Take the listing from its first line through the line that contains "120.3, 126.7, 134.2];" and please retype those lines exactly, leaving out the pictures.

____

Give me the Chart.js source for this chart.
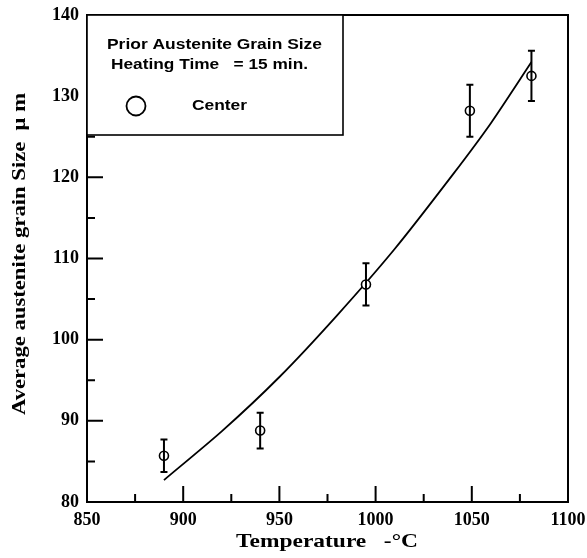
<!DOCTYPE html>
<html>
<head>
<meta charset="utf-8">
<script src="https://cdn.jsdelivr.net/npm/chart.js@4.4.1/dist/chart.umd.min.js"></script>
<style>
  html, body { margin: 0; padding: 0; background: #fff; }
  #wrap { width: 587px; height: 558px; }
</style>
</head>
<body>
<div id="wrap"><canvas id="grafico"></canvas></div>
<script>
// datos
const temperaturas = [890, 940, 995, 1049, 1081];
const tamanoGrano = [85.7, 88.8, 106.8, 128.2, 132.5];
const errorGrano = [2.0, 2.2, 2.6, 3.2, 3.1];

// curva ajustada
const ajusteT = [890, 920, 950, 980, 1010, 1040, 1060, 1081];
const ajusteV = [82.7, 88.7, 95.4, 103.0, 111.2, 120.3, 126.7, 134.2];

const xTicks = [850, 900, 950, 1000, 1050, 1100];
const yTicks = [80, 90, 100, 110, 120, 130, 140];

const tituloX = 'Temperature   -°C';
const tituloY = 'Average austenite grain Size  μ m';
const leyendaTitulo = 'Prior Austenite Grain Size';
const leyendaTiempo = 'Heating Time   = 15 min.';
const leyendaSerie = 'Center';

const fuenteSerif = '"Liberation Serif", "DejaVu Serif", serif';
const fuenteSans = '"Liberation Sans", Arial, sans-serif';

// texto estirado a un ancho dado
function textoAjustado(ctx, txt, x, y, ancho) {
  const w = ctx.measureText(txt).width;
  ctx.save();
  ctx.translate(x, y);
  ctx.scale(ancho / w, 1);
  ctx.fillText(txt, 0, 0);
  ctx.restore();
}

// marco, ticks hacia dentro, barras de error, titulos y leyenda
const pluginDibujo = {
  id: 'dibujo',
  afterDatasetsDraw(chart) {
    const ctx = chart.ctx;
    const xs = chart.scales.x, ys = chart.scales.y;
    ctx.save();
    ctx.strokeStyle = '#000';
    ctx.lineWidth = 2;
    temperaturas.forEach((t, i) => {
      const px = xs.getPixelForValue(t);
      const top = ys.getPixelForValue(tamanoGrano[i] + errorGrano[i]);
      const bot = ys.getPixelForValue(tamanoGrano[i] - errorGrano[i]);
      ctx.beginPath();
      ctx.moveTo(px, top); ctx.lineTo(px, bot);
      ctx.moveTo(px - 3.5, top); ctx.lineTo(px + 3.5, top);
      ctx.moveTo(px - 3.5, bot); ctx.lineTo(px + 3.5, bot);
      ctx.stroke();
    });
    ctx.restore();
  },
  afterDraw(chart) {
    const ctx = chart.ctx;
    const a = chart.chartArea;
    const xs = chart.scales.x, ys = chart.scales.y;
    ctx.save();
    ctx.strokeStyle = '#000';
    ctx.lineWidth = 2;
    ctx.strokeRect(a.left, a.top, a.right - a.left, a.bottom - a.top);

    ctx.beginPath();
    xs.ticks.forEach(tk => {
      if (tk.value <= xs.min || tk.value >= xs.max) return;
      const px = xs.getPixelForValue(tk.value);
      const len = tk.value % 50 === 0 ? 16 : 8;
      ctx.moveTo(px, a.bottom); ctx.lineTo(px, a.bottom - len);
    });
    ys.ticks.forEach(tk => {
      if (tk.value <= ys.min || tk.value >= ys.max) return;
      const py = ys.getPixelForValue(tk.value);
      const len = tk.value % 10 === 0 ? 16 : 8;
      ctx.moveTo(a.left, py); ctx.lineTo(a.left + len, py);
    });
    ctx.stroke();

    // titulos de ejes
    ctx.fillStyle = '#000';
    ctx.textBaseline = 'middle';
    ctx.textAlign = 'left';
    ctx.font = 'bold 19px ' + fuenteSerif;
    textoAjustado(ctx, tituloX, 236, 542, 182);
    ctx.save();
    ctx.translate(20, 415);
    ctx.rotate(-Math.PI / 2);
    textoAjustado(ctx, tituloY, 0, 0, 322);
    ctx.restore();

    // leyenda
    const bx = a.left, by = a.top, bw = 256, bh = 120;
    ctx.fillStyle = '#fff';
    ctx.fillRect(bx, by, bw, bh);
    ctx.lineWidth = 1.6;
    ctx.strokeRect(bx, by, bw, bh);
    ctx.fillStyle = '#000';
    ctx.font = 'bold 14px ' + fuenteSans;
    textoAjustado(ctx, leyendaTitulo, bx + 20, by + 30, 215);
    textoAjustado(ctx, leyendaTiempo, bx + 24, by + 50, 197);
    textoAjustado(ctx, leyendaSerie, bx + 105, by + 91, 55);
    ctx.lineWidth = 1.8;
    ctx.beginPath();
    ctx.arc(bx + 49, by + 91, 9.5, 0, Math.PI * 2);
    ctx.stroke();
    ctx.restore();
  }
};

new Chart(document.getElementById('grafico'), {
  type: 'scatter',
  data: {
    datasets: [
      {
        label: 'Center',
        data: temperaturas.map((t, i) => ({ x: t, y: tamanoGrano[i] })),
        pointStyle: 'circle',
        pointRadius: 4.5,
        pointBorderWidth: 1.6,
        pointBorderColor: '#000',
        pointBackgroundColor: '#fff'
      },
      {
        type: 'line',
        label: 'Ajuste',
        data: ajusteT.map((t, i) => ({ x: t, y: ajusteV[i] })),
        borderColor: '#000',
        borderWidth: 1.8,
        pointRadius: 0,
        tension: 0.25,
        fill: false
      }
    ]
  },
  options: {
    responsive: true,
    maintainAspectRatio: false,
    animation: false,
    layout: { padding: { top: 15, right: 19, left: 0, bottom: 0 } },
    plugins: {
      legend: { display: false },
      tooltip: { enabled: false }
    },
    scales: {
      x: {
        type: 'linear',
        min: 850,
        max: 1100,
        afterFit(s) { s.height = 56; s.paddingLeft = 0; s.paddingRight = 0; },
        grid: { display: false, drawTicks: false },
        border: { display: false },
        ticks: {
          stepSize: 25,
          padding: 8,
          color: '#000',
          font: { family: fuenteSerif, size: 18, weight: 'bold' },
          callback: v => xTicks.includes(v) ? String(v) : ''
        }
      },
      y: {
        type: 'linear',
        min: 80,
        max: 140,
        afterFit(s) { s.width = 87; s.paddingTop = 0; s.paddingBottom = 0; },
        grid: { display: false, drawTicks: false },
        border: { display: false },
        ticks: {
          stepSize: 5,
          padding: 8,
          color: '#000',
          font: { family: fuenteSerif, size: 18, weight: 'bold' },
          callback: v => yTicks.includes(v) ? String(v) : ''
        }
      }
    }
  },
  plugins: [pluginDibujo]
});
</script>
</body>
</html>
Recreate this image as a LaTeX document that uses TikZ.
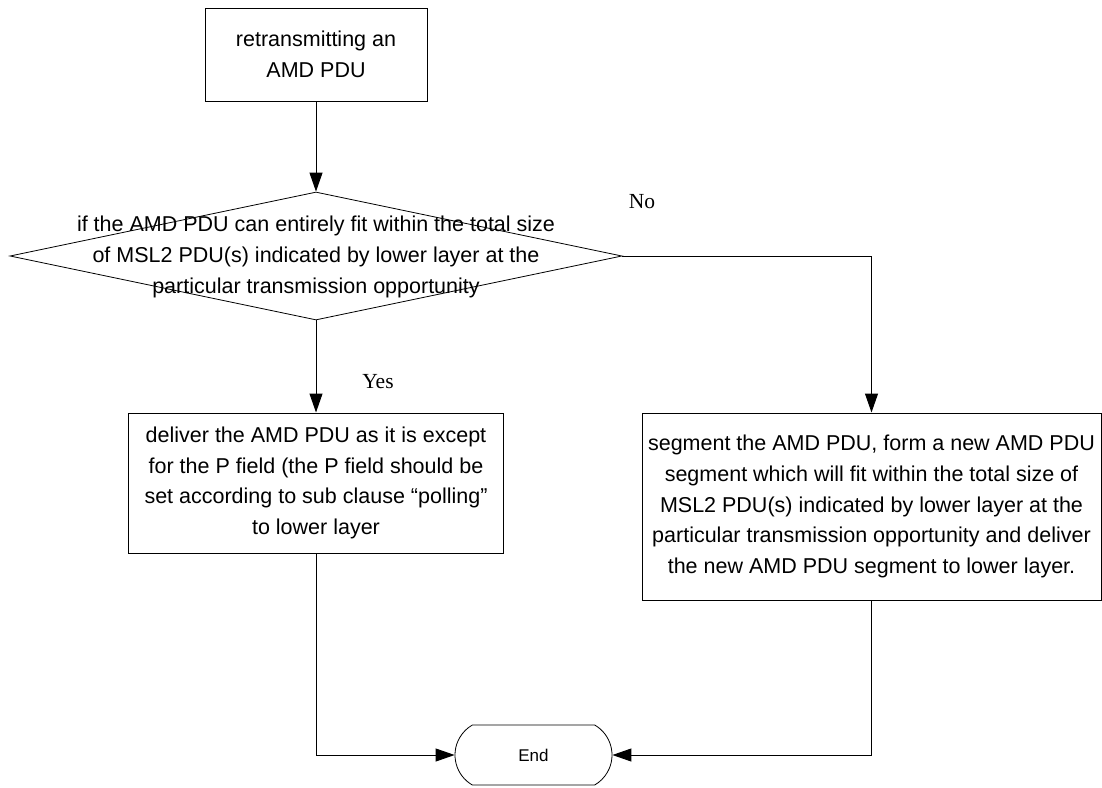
\documentclass[tikz,border=0pt]{standalone}
\usepackage{fontspec}
\setmainfont{Liberation Sans}
\newfontfamily\tnr{Liberation Serif}
\usetikzlibrary{arrows.meta,shapes.geometric,shapes.misc}
\begin{document}
\begin{tikzpicture}[x=1pt,y=-1pt,
  txt/.style={font=\fontsize{21.5}{30.8}\selectfont, align=center},
  box/.style={draw=black, line width=1pt, rectangle, inner sep=0pt, txt},
  lbl/.style={font=\tnr\fontsize{21.5}{26}\selectfont, inner sep=0pt},
  arr/.style={draw=black, line width=1pt, -{Triangle[length=19pt,width=13pt]}}
]
\useasboundingbox (0,0) rectangle (1102,787);
\fill[white] (0,0) rectangle (1102,787);

\node[box, minimum width=222pt, minimum height=93pt] (top) at (316,54.5)
  {retransmitting an\\AMD PDU};

\node[draw=black, line width=0.8pt, diamond, minimum width=612pt, minimum height=128pt, inner sep=0pt] (d) at (316,256) {};
\node[txt, inner sep=0pt] (dt) at (316,257) {if the AMD PDU can entirely fit within the total size\\of MSL2 PDU(s) indicated by lower layer at the\\particular transmission opportunity};

\node[lbl] (no) at (642,202) {No};
\node[lbl] (yes) at (378,382) {Yes};

\node[box, minimum width=375pt, minimum height=140pt] (lb) at (316,483)
  {deliver the AMD PDU as it is except\\for the P field (the P field should be\\set according to sub clause “polling”\\to lower layer};

\node[box, minimum width=459pt, minimum height=187pt] (rb) at (871.5,506.5)
  {segment the AMD PDU, form a new AMD PDU\\segment which will fit within the total size of\\MSL2 PDU(s) indicated by lower layer at the\\particular transmission opportunity and deliver\\the new AMD PDU segment to lower layer.};

\node[draw=black, line width=0.8pt, rounded rectangle, rounded rectangle arc length=120, minimum width=157pt, minimum height=60pt, inner sep=0pt, font=\fontsize{17}{20}\selectfont] (endn) at (533.5,755) {End};

\draw[arr] (top.south) -- (d.north);
\draw[arr] (d.south) -- (lb.north);
\draw[arr] (d.east) -| (rb.north);
\draw[arr] (lb.south) |- (endn.west);
\draw[arr] (rb.south) |- (endn.east);
\end{tikzpicture}
\end{document}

____

◆ **COMPLETE ANSWER**
Give me the Chart.js source for this chart.
<!DOCTYPE html>
<html>
<head>
<meta charset="utf-8">
<script src="https://cdn.jsdelivr.net/npm/chart.js@4.4.1/dist/chart.umd.min.js"></script>
<style>
  html, body { margin: 0; padding: 0; background: #fff; }
  #wrap { width: 587px; height: 558px; }
</style>
</head>
<body>
<div id="wrap"><canvas id="grafico"></canvas></div>
<script>
// datos
const temperaturas = [890, 940, 995, 1049, 1081];
const tamanoGrano = [85.7, 88.8, 106.8, 128.2, 132.5];
const errorGrano = [2.0, 2.2, 2.6, 3.2, 3.1];

// curva ajustada
const ajusteT = [890, 920, 950, 980, 1010, 1040, 1060, 1081];
const ajusteV = [82.7, 88.7, 95.4, 103.0, 111.2, 120.3, 126.7, 134.2];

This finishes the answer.